How long has it been now since DDay?

Are you two in separate bedrooms?

Are things getting any better between you two?

 

Eight Months ago I was clearing out the basement closest and putting aside some clothes to give away, I found a receipt in my husband's jacket for a ladies designer handbag, the receipt was from the city my husband traveled to frequently on business. I just knew what it meant, and I slid to floor. I don't remember how long I sat there with that stupid reciept in my hand.

 

I did not confront him...i had no other proof...his cell phone was a company phone, I had no access to the data...his laptop same deal. For days I tried to act as normal as possible even though I felt like death inside. Things started to make sense to me...the way he seemed to start some argument just before his business trips. The way he was home but not home...him spending less time with the kids...moodier...complaining about how stressed he was at work.

 

I hired a PI...and he subcontracted another PI in the city my husband did business in. A week later my husband left on his business trip and within days I had solid proof...pictures of them together...her identity from her lisence plate. D-day was the night he came home.

 

For months he trickled truthed, I had proof, but not the details.

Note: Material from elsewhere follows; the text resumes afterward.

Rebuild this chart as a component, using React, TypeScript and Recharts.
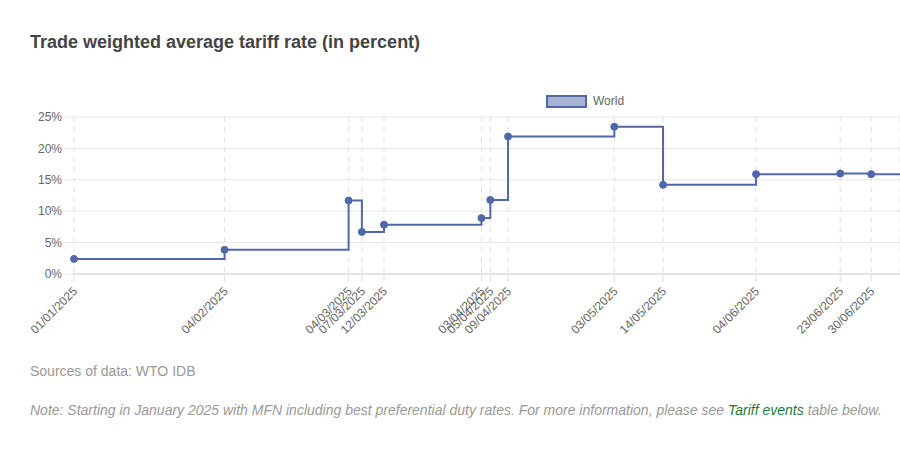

I kicked him out. He was gone 6weeks.

Finally when he confessed every single bit of truth and after 6 sessions of MC he moved back home.

 

Things have been up and down since...but lately I feel like I've hit a brick wall....am so tired...

 

I think I just need space right now.

Posted

OK, so what consequences is he seeing from his actions?

Does he ever see this person any more?

Does he allow you to see his phone and laptop whenever you want?

 

It sounds like he is the typical "sorry he got caught not sorry he did it" type.